The autocovariance function \( C_x(\tau) \) is related to \( R_x(\tau) \) via
\[ C_x(\tau) \equiv \textrm{E}[(X(t) - \mu_x)(X(t+\tau) - \mu_x)] = R_x(\tau) - \mu_x^2 \]i.e. it is the autocorrelation function of the signal after its mean \( \mu_x \) has been subtracted off. This function \( C_x(\tau) \) specifies more explicitly how the signal measured at two timepoints separated by \( \tau \) covary relative to the signal mean \( \mu_x \). For zero-mean signals, however, \( C_x(\tau) = R_x(\tau) \).
A key property of an autocorrelation function in general is that \( |R_x(\tau)| \ll R_x(0) \), i.e. the autocorrelation function is bounded by \( R_x(0) \). And for a zero-mean signal \( R_x(0) = C_x(0) \) is just the variance \( \text{Var}[X(t)] \), also independent of \( t \).

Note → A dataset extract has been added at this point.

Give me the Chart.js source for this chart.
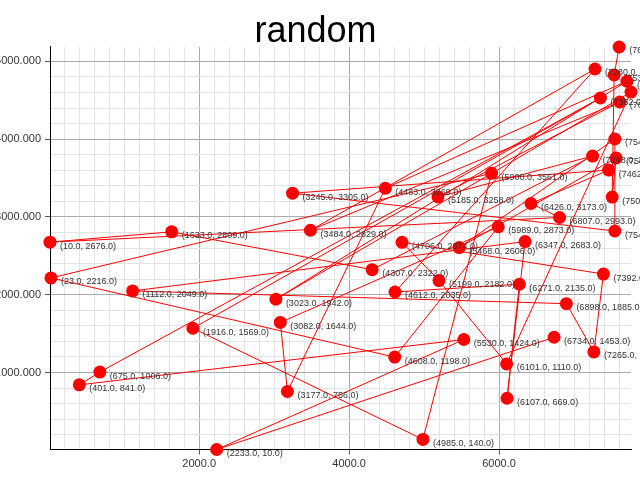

(Note: the autocovariance \( C_x(\tau) \) equals to the covariance between \( x(t) \) and \( x(t+\tau) \), but the autocorrelation \( R_x(\tau) \) does not equal the Pearson correlation \( R \) between \( x(t) \) and \( x(t+\tau) \). The Pearson correlation is the covariance scaled by the geometric mean of the variances, which restricts its value to lie between \( [-1, 1] \), whereas values of the \( R_x(\tau) \) have no such restrictions.)